関連記事|【SaaS向け】10の事例から見るオンボーディング成功の秘訣|目的・用途別に解説

 

アダプションフェーズ:VOC(顧客の声)を活用したフォローアップ

自社サービスの価値が十分に伝わっていない段階で顧客が解約してしまうと、再契約を促すのは難しいものです。そこでアダプションフェーズでは、顧客が自社サービスの価値を実感できるよう、VOC(顧客の声)を活用したフォローアップを実施します。顧客に対するヒアリングの結果やアンケート調査データなどを活かして、顧客の状況やニーズに合わせた適切なアプローチを行うことが重要です。顧客へのフォローアップを行う際は、サービスの利用促進につながる次のような施策を実施すると良いでしょう。

 

  • 自社サービスを活用した他社の事例紹介
  • 定例ミーティングやQBR(四半期ごとのビジネスレビュー)による進捗確認
  • 現場視察による課題解決策の提案

 

エクスパンションフェーズ:アップセル・クロスセル

エクスパンションフェーズは、顧客が現在利用中のサービスを使って事業拡大を検討しているタイミングなので、アップセルやクロスセルの成功確率が高まります。アップセルとは、顧客が利用しているサービスの上位プランへの契約更新を促す方法です。一方のクロスセルでは、利用サービスの関連商材や機能拡充につながるオプションなどの提案を行います。いずれも顧客単価の向上に結び付く重要な施策です。アップセルやクロスセルを提案する際は、顧客満足度やロイヤルティをもとに契約の継続意思を確認し、不満があれば解決策を提示すると良いでしょう。顧客組織における決済ラインや部署間のパワーバランスの変化などを把握すれば、顧客の現状や新たなニーズを特定しやすくなります。

 

チャーンフェーズ:再契約の促進・解決策の提案

チャーンフェーズでは、顧客の将来的な再契約を見越し、最後まで誠意を持った対応を心がけましょう。迅速な解約手続きやサービス利用に対する丁寧なお礼は、企業へのイメージアップにつながります。また、再契約の促進や解決策の提案を行うのも方法の一つです。例えば、顧客がまだ使用していない機能や享受していないメリットがあれば、積極的な訴求によって再契約につながる可能性も考えられます。現状のサービスよりも価格の安いプランを提案する、ダウンセルを実施するのも良いでしょう。ただし、あまりにもしつこく再契約を促すと、かえって印象が悪くなるので注意が必要です。

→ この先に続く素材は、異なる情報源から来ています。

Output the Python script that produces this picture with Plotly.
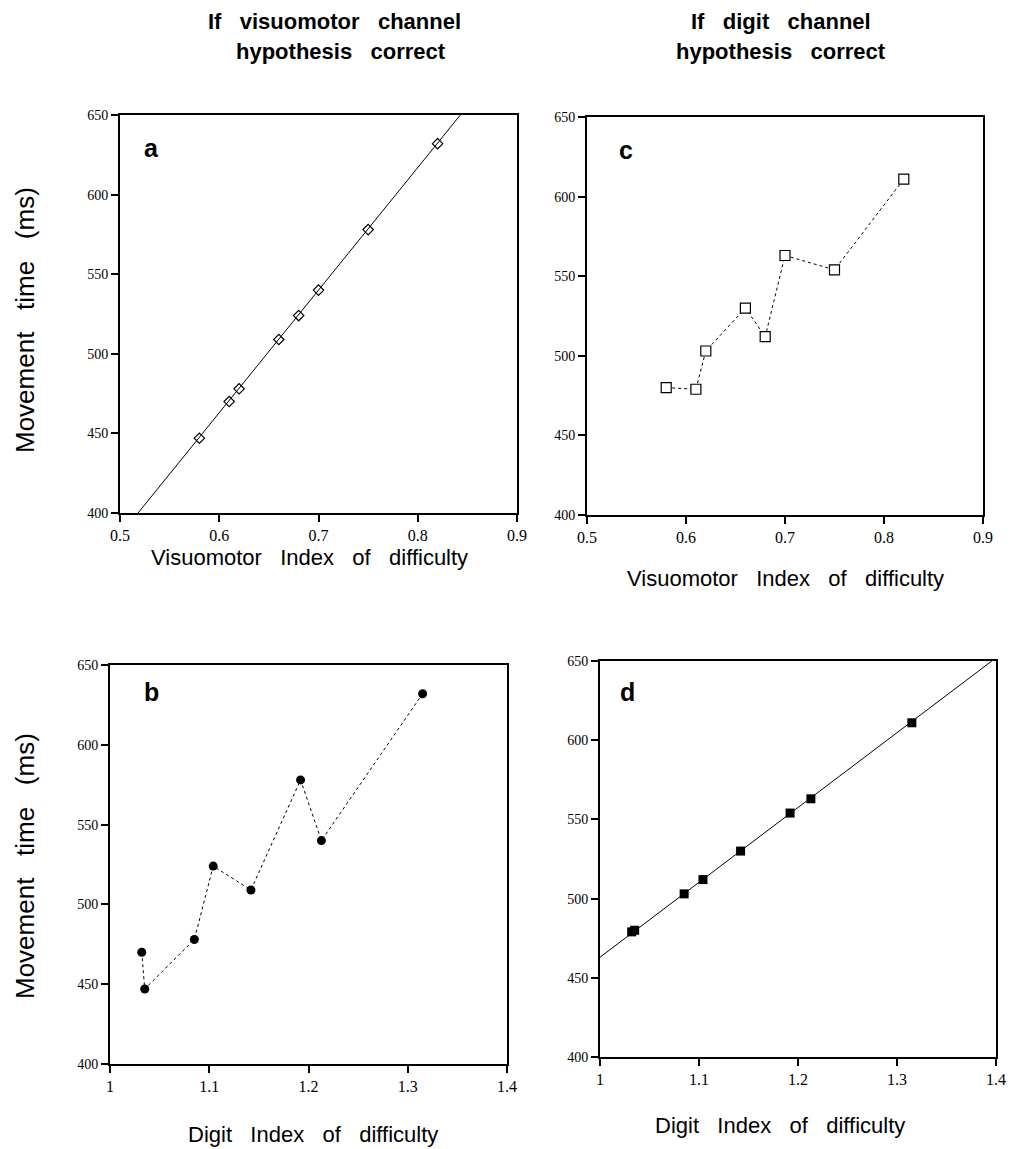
import plotly.graph_objects as go

# ---- data ----
vm_id = [0.58, 0.61, 0.62, 0.66, 0.68, 0.70, 0.75, 0.82]
digit_id = [1.035, 1.032, 1.085, 1.142, 1.104, 1.213, 1.192, 1.315]
mt_vm_hyp = [447, 470, 478, 509, 524, 540, 578, 632]      # panels a, b
mt_digit_hyp = [480, 479, 503, 530, 512, 563, 554, 611]   # panels c, d

fit_a_x = [0.50, 0.90]
fit_a_y = [386, 694]
fit_d_x = [1.00, 1.40]
fit_d_y = [463, 652]

vm_ticks = [0.5, 0.6, 0.7, 0.8, 0.9]
vm_ticklabels = ["0.5", "0.6", "0.7", "0.8", "0.9"]
digit_ticks = [1.0, 1.1, 1.2, 1.3, 1.4]
digit_ticklabels = ["1", "1.1", "1.2", "1.3", "1.4"]
mt_ticks = [400, 450, 500, 550, 600, 650]

W, H = 1021, 1149

def dom_x(a, b):
    return [a / W, b / W]

def dom_y(top, bottom):
    return [(H - bottom) / H, (H - top) / H]

# connect panel b / d points in order of digit ID
b_pairs = sorted(zip(digit_id, mt_vm_hyp))
b_x = [p[0] for p in b_pairs]
b_y = [p[1] for p in b_pairs]
d_pairs = sorted(zip(digit_id, mt_digit_hyp))
d_x = [p[0] for p in d_pairs]
d_y = [p[1] for p in d_pairs]

fig = go.Figure()

# panel a
fig.add_trace(go.Scatter(x=fit_a_x, y=fit_a_y, mode="lines",
                         line=dict(color="black", width=1), xaxis="x", yaxis="y",
                         showlegend=False, hoverinfo="skip"))
fig.add_trace(go.Scatter(x=vm_id, y=mt_vm_hyp, mode="markers",
                         marker=dict(symbol="diamond-open", size=8, color="black",
                                     line=dict(width=1.2, color="black")),
                         xaxis="x", yaxis="y", showlegend=False))
# panel c
fig.add_trace(go.Scatter(x=vm_id, y=mt_digit_hyp, mode="lines+markers",
                         line=dict(color="black", width=1, dash="3px,3px"),
                         marker=dict(symbol="square", size=10, color="white",
                                     line=dict(width=1.2, color="black")),
                         xaxis="x2", yaxis="y2", showlegend=False))
# panel b
fig.add_trace(go.Scatter(x=b_x, y=b_y, mode="lines+markers",
                         line=dict(color="black", width=1, dash="3px,3px"),
                         marker=dict(symbol="circle", size=9, color="black"),
                         xaxis="x3", yaxis="y3", showlegend=False))
# panel d
fig.add_trace(go.Scatter(x=fit_d_x, y=fit_d_y, mode="lines",
                         line=dict(color="black", width=1), xaxis="x4", yaxis="y4",
                         showlegend=False, hoverinfo="skip"))
fig.add_trace(go.Scatter(x=d_x, y=d_y, mode="markers",
                         marker=dict(symbol="square", size=9, color="black"),
                         xaxis="x4", yaxis="y4", showlegend=False))

serif = "Liberation Serif, Times New Roman, serif"
tickfont_x = dict(family=serif, size=16, color="black")
tickfont_y = dict(family=serif, size=14, color="black")

def xaxis(domain, anchor, rng, ticks, labels):
    return dict(domain=domain, anchor=anchor, range=rng, tickvals=ticks, ticktext=labels,
                showgrid=False, zeroline=False, showline=True, linecolor="black",
                linewidth=2, mirror=True, ticks="outside", ticklen=7, tickwidth=2,
                tickcolor="black", tickfont=tickfont_x, fixedrange=True,
                automargin=False)

def yaxis(domain, anchor):
    return dict(domain=domain, anchor=anchor, range=[400, 650], tickvals=mt_ticks,
                showgrid=False, zeroline=False, showline=True, linecolor="black",
                linewidth=2, mirror=True, ticks="outside", ticklen=7, tickwidth=2,
                tickcolor="black", tickfont=tickfont_y, fixedrange=True,
                automargin=False)

fig.update_layout(
    template="none",
    width=W, height=H, autosize=False,
    margin=dict(l=0, r=0, t=0, b=0, autoexpand=False),
    paper_bgcolor="white", plot_bgcolor="white",
    xaxis=xaxis(dom_x(120, 517), "y", [0.5, 0.9], vm_ticks, vm_ticklabels),
    yaxis=yaxis(dom_y(115, 513), "x"),
    xaxis2=xaxis(dom_x(587, 983), "y2", [0.5, 0.9], vm_ticks, vm_ticklabels),
    yaxis2=yaxis(dom_y(117, 515), "x2"),
    xaxis3=xaxis(dom_x(110, 507), "y3", [1.0, 1.4], digit_ticks, digit_ticklabels),
    yaxis3=yaxis(dom_y(665, 1064), "x3"),
    xaxis4=xaxis(dom_x(600, 996), "y4", [1.0, 1.4], digit_ticks, digit_ticklabels),
    yaxis4=yaxis(dom_y(661, 1057), "x4"),
)

sans = "Liberation Sans, Arial, Helvetica, sans-serif"

def gap(n):
    return "\u00a0" * n

def ann(text, x, y, size, bold=False, angle=0):
    fig.add_annotation(text=("<b>%s</b>" % text) if bold else text,
                       x=x / W, y=1 - y / H, xref="paper", yref="paper",
                       showarrow=False, textangle=angle,
                       font=dict(family=sans, size=size, color="black"),
                       xanchor="center", yanchor="middle")

# column headers
hg = gap(3)
ann("If" + hg + "visuomotor" + hg + "channel", 334, 22, 22, bold=True)
ann("hypothesis" + hg + "correct", 341, 51, 22, bold=True)
ann("If" + hg + "digit" + hg + "channel", 781, 22, 22, bold=True)
ann("hypothesis" + hg + "correct", 781, 51, 22, bold=True)

# panel letters
ann("a", 151, 148, 25, bold=True)
ann("c", 626, 150, 25, bold=True)
ann("b", 151, 692, 25, bold=True)
ann("d", 627, 692, 25, bold=True)

# x-axis titles
xg = gap(3)
ann("Visuomotor" + xg + "Index" + xg + "of" + xg + "difficulty", 309, 557, 22)
ann("Visuomotor" + xg + "Index" + xg + "of" + xg + "difficulty", 785, 578, 22)
ann("Digit" + xg + "Index" + xg + "of" + xg + "difficulty", 313, 1134, 22)
ann("Digit" + xg + "Index" + xg + "of" + xg + "difficulty", 780, 1125, 22)

# y-axis titles
yg = gap(3)
ann("Movement" + yg + "time" + yg + "(ms)", 25, 320, 26, angle=-90)
ann("Movement" + yg + "time" + yg + "(ms)", 25, 866, 26, angle=-90)

fig.write_html("out.html",
               config={"displayModeBar": False},
               post_script="document.body.style.margin='0';document.body.style.overflow='hidden';")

関連記事|アップセルとダウンセルの違い|提案のタイミングや企業事例を紹介

 

まとめ:カスタマーサクセスの実現には顧客ライフサイクルへの理解が不可欠

 

顧客ライフサイクルは4つのフェーズに分かれており、それぞれ特性が異なります。

カスタマーサクセスを成功に導くには、各フェーズの違いを理解し、それぞれ適切な施策を実行することが大切です。顧客ライフサイクルを明確にするためにも、まずはカスタマージャーニーマップを作成しましょう。

そのうえで各フェーズに顧客属性やKPIを設定し、具体的なアクションプランの策定を進めます。顧客ライフサイクルを意識してカスタマーサクセスを実行することで、フェーズごとの顧客の課題やニーズが明確になります。

結果、顧客ごとに適切な施策を実施できるため、売上やLTVの向上につながるでしょう。